[begin Data]
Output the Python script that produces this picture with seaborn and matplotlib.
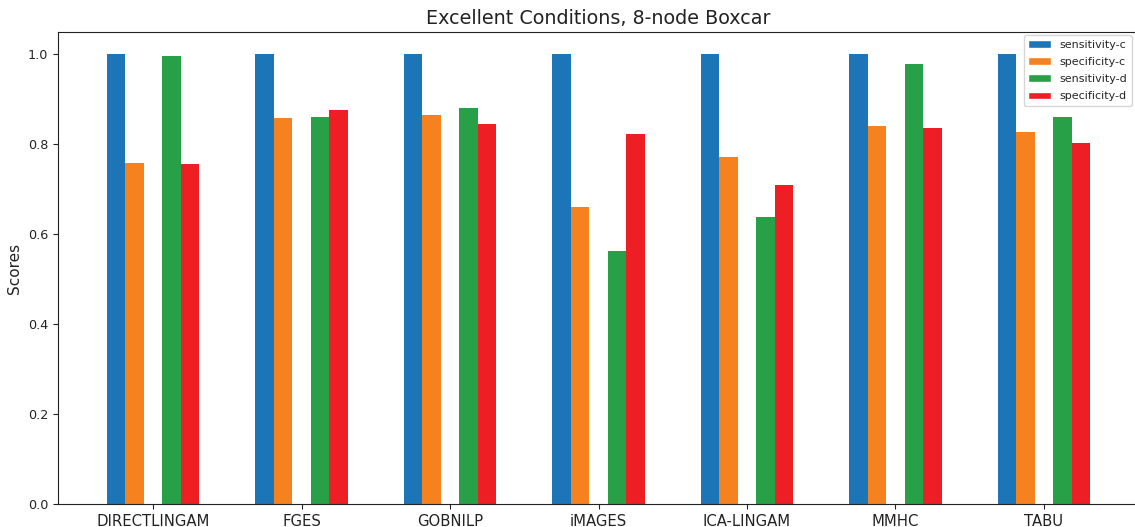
import matplotlib
matplotlib.use("Agg")
import matplotlib.pyplot as plt
from matplotlib.patches import Patch
import seaborn as sns
import pandas as pd

algorithms = ["DIRECTLINGAM", "FGES", "GOBNILP", "iMAGES", "ICA-LINGAM", "MMHC", "TABU"]
sensitivity_c = [1.0, 1.0, 1.0, 1.0, 1.0, 1.0, 1.0]
specificity_c = [0.759, 0.859, 0.866, 0.660, 0.772, 0.842, 0.827]
sensitivity_d = [0.997, 0.862, 0.882, 0.563, 0.638, 0.978, 0.861]
specificity_d = [0.757, 0.877, 0.846, 0.824, 0.710, 0.837, 0.804]

metrics = ["sensitivity-c", "specificity-c", "sensitivity-d", "specificity-d"]
colors = ["#1c75b7", "#f5821f", "#27a048", "#ed1f24"]

series = {
    "sensitivity-c": sensitivity_c,
    "specificity-c": specificity_c,
    "sensitivity-d": sensitivity_d,
    "specificity-d": specificity_d,
}
rows = []
for m, vals in series.items():
    for alg, v in zip(algorithms, vals):
        rows.append({"algorithm": alg, "metric": m, "score": v})
df = pd.DataFrame(rows)

# an empty middle slot separates the c- and d- pairs within each group
hue_order = metrics[:2] + [" "] + metrics[2:]
palette = dict(zip(metrics, colors))
palette[" "] = "white"

sns.set_style("ticks")
plt.rcParams["font.family"] = ["DejaVu Sans"]

fig = plt.figure(figsize=(11.35, 5.27), dpi=100)
ax = fig.add_axes([58 / 1135, 23 / 527, 1081 / 1135, 472 / 527])

sns.barplot(data=df, x="algorithm", y="score", hue="metric", order=algorithms,
            hue_order=hue_order, palette=palette, width=0.625, gap=0,
            saturation=1, errorbar=None, legend=False, linewidth=0, ax=ax)

ax.set_xlim(-0.64, 6.64)
ax.set_ylim(0, 1.05)
ax.set_xlabel("")
ax.set_ylabel("Scores", fontsize=11, color="#222222")
ax.set_title("Excellent Conditions, 8-node Boxcar", fontsize=13.8, color="#222222")
ax.tick_params(axis="x", labelsize=10.7, colors="#222222")
ax.tick_params(axis="y", labelsize=9.2, colors="#222222")
for s in ax.spines.values():
    s.set_visible(True)
    s.set_color("#222222")

handles = [Patch(facecolor=c, label=m) for m, c in zip(metrics, colors)]
ax.legend(handles=handles, loc="upper right", fontsize=8, frameon=True,
          bbox_to_anchor=((1135 - 58) / 1081, 1.0), labelspacing=0.65,
          borderaxespad=0.3)

fig.savefig("out.png", dpi=100)
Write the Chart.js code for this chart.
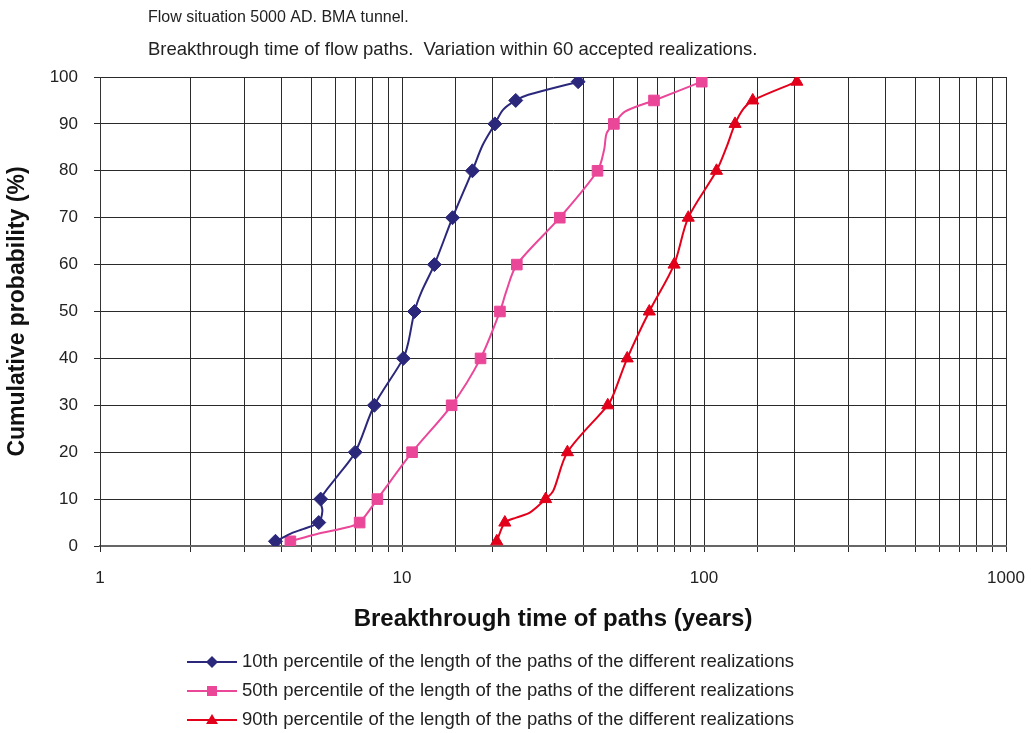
<!DOCTYPE html>
<html>
<head>
<meta charset="utf-8">
<script src="https://cdn.jsdelivr.net/npm/chart.js@4.4.1/dist/chart.umd.min.js"></script>
<style>
    html, body { margin: 0; padding: 0; background: #fff; }
</style>
</head>
<body>
<canvas id="GraficoBreakthrough" width="1031" height="733"></canvas>
<script>
// textos do grafico
var cabecalho = ["Flow situation 5000 AD. BMA tunnel.",
                 "Breakthrough time of flow paths.  Variation within 60 accepted realizations."];
var tituloX = "Breakthrough time of paths (years)";
var tituloY = "Cumulative probability (%)";
var rotulosX = [1, 10, 100, 1000];
var nomesSeries = ["10th percentile of the length of the paths of the different realizations",
                   "50th percentile of the length of the paths of the different realizations",
                   "90th percentile of the length of the paths of the different realizations"];

// percentis que levam marcador
var marcas = [1, 5, 10, 20, 30, 40, 50, 60, 70, 80, 90, 95, 99];

// 10th percentile
var tempo10 = [3.81, 4.35, 4.7, 5.3, 5.45, 5.38, 6.06, 7.0, 8.1, 10.1, 10.5, 11.0, 11.6, 12.8, 14.7, 17.1, 18.5, 20.3, 21.6, 23.8, 26.2, 38.3];
var prob10 = [1, 2.85, 3.6, 5, 7.5, 10, 14.6, 20, 30, 40, 43.5, 50, 54.2, 60, 70, 80, 85.5, 90, 93, 95, 96.2, 99];

// 50th percentile
var tempo50 = [4.27, 5.2, 6.71, 7.24, 8.29, 10.8, 14.6, 18.2, 21.1, 22.2, 24.0, 33.3, 44.4, 46.7, 47.6, 50.3, 54.7, 68.3, 98.3];
var prob50 = [1, 2.5, 4.1, 5, 10, 20, 30, 40, 50, 54.5, 60, 70, 80, 84.5, 88, 90, 92.6, 95, 99];

// 90th percentile
var tempo90 = [20.6, 21.9, 23.9, 26.5, 29.9, 31.7, 35.3, 48.0, 50.0, 55.7, 65.9, 79.6, 88.7, 110, 119, 126.7, 135, 145, 203];
var prob90 = [1, 5, 6.05, 7.1, 10, 11.8, 20, 30, 32.1, 40, 50, 60, 70, 80, 85.2, 90, 93.2, 95, 99];

var fonte = '"Liberation Sans", Arial, sans-serif';

function MontarPontos(tempos, probs) {
    var pontos = [];
    for (var i = 0; i < tempos.length; i++) {
        pontos.push({ x: tempos[i], y: probs[i] });
    }
    return pontos;
}

function RaioMarcas(probs, raio) {
    return probs.map(function (p) { return marcas.indexOf(p) >= 0 ? raio : 0; });
}

function Serie(nome, tempos, probs, cor, estilo, raio) {
    return {
        label: nome,
        data: MontarPontos(tempos, probs),
        borderColor: cor,
        backgroundColor: cor,
        borderWidth: 2,
        pointStyle: estilo,
        pointRadius: RaioMarcas(probs, raio),
        pointHoverRadius: RaioMarcas(probs, raio),
        pointBorderWidth: 1,
        tension: 0.3,
        fill: false
    };
}

function DesenharMarca(ctx, estilo, x, y, cor) {
    ctx.fillStyle = cor;
    ctx.beginPath();
    if (estilo === 'rectRot') {
        ctx.moveTo(x - 6, y); ctx.lineTo(x, y - 6); ctx.lineTo(x + 6, y); ctx.lineTo(x, y + 6);
    } else if (estilo === 'rect') {
        ctx.rect(x - 5, y - 5, 10, 10);
    } else {
        ctx.moveTo(x, y - 6); ctx.lineTo(x + 6, y + 4); ctx.lineTo(x - 6, y + 4);
    }
    ctx.closePath();
    ctx.fill();
}

// cabecalho e legenda desenhados na mao
var textosExtras = {
    id: 'textosExtras',
    afterDraw: function (chart) {
        var ctx = chart.ctx;
        ctx.save();
        ctx.fillStyle = '#222';
        ctx.textBaseline = 'middle';
        ctx.textAlign = 'left';
        ctx.font = '16px ' + fonte;
        ctx.fillText(cabecalho[0], 148, 18);
        ctx.font = '18.5px ' + fonte;
        ctx.fillText(cabecalho[1], 148, 50);

        ctx.font = '18.5px ' + fonte;
        var sets = chart.data.datasets;
        for (var i = 0; i < sets.length; i++) {
            var y = 662 + 29 * i;
            ctx.strokeStyle = sets[i].borderColor;
            ctx.lineWidth = 2;
            ctx.beginPath();
            ctx.moveTo(187, y);
            ctx.lineTo(237, y);
            ctx.stroke();
            DesenharMarca(ctx, sets[i].pointStyle, 212, y, sets[i].borderColor);
            ctx.fillStyle = '#222';
            ctx.fillText(sets[i].label, 242, y);
        }
        ctx.restore();
    }
};

var ctx = document.getElementById("GraficoBreakthrough").getContext('2d');
var grafico = new Chart(ctx, {
    type: 'line',
    data: {
        datasets: [
            Serie(nomesSeries[0], tempo10, prob10, '#2b287c', 'rectRot', 7),
            Serie(nomesSeries[1], tempo50, prob50, '#ea4799', 'rect', 7.5),
            Serie(nomesSeries[2], tempo90, prob90, '#e3001b', 'triangle', 7)
        ]
    },
    plugins: [textosExtras],
    options: {
        responsive: false,
        animation: false,
        devicePixelRatio: 1,
        events: [],
        layout: { padding: { top: 77, right: 25, bottom: 95, left: 0 } },
        plugins: {
            legend: { display: false },
            tooltip: { enabled: false }
        },
        scales: {
            x: {
                type: 'logarithmic',
                min: 1,
                max: 1000,
                afterFit: function (scale) {
                    scale.height = 92;
                    scale.paddingRight = 0;
                    scale.paddingLeft = 0;
                },
                grid: { color: '#2a2a2a', lineWidth: 1, tickLength: 6 },
                border: { color: '#666', width: 2 },
                ticks: {
                    autoSkip: false,
                    maxRotation: 0,
                    color: '#222',
                    font: { family: fonte, size: 17 },
                    padding: 16,
                    callback: function (valor) {
                        return rotulosX.indexOf(valor) >= 0 ? String(valor) : '';
                    }
                },
                title: {
                    display: true,
                    text: tituloX,
                    color: '#111',
                    font: { family: fonte, size: 24, weight: 'bold' },
                    padding: { top: 12 }
                }
            },
            y: {
                min: 0,
                max: 100,
                afterFit: function (scale) { scale.width = 100; },
                grid: { color: '#2a2a2a', lineWidth: 1, tickLength: 6 },
                border: { color: '#333', width: 1 },
                ticks: {
                    stepSize: 10,
                    color: '#222',
                    font: { family: fonte, size: 17 },
                    padding: 16
                },
                title: {
                    display: true,
                    text: tituloY,
                    color: '#111',
                    font: { family: fonte, size: 23, weight: 'bold' },
                    padding: { top: 4, bottom: 0 }
                }
            }
        }
    }
});
</script>
</body>
</html>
[end Data]
• _Job_: From the records above, pull out each line that has "script".

• _Task solution_:
Output the Python script that produces this picture with seaborn and matplotlib.
<script src="https://cdn.jsdelivr.net/npm/chart.js@4.4.1/dist/chart.umd.min.js"></script>
<script>
</script>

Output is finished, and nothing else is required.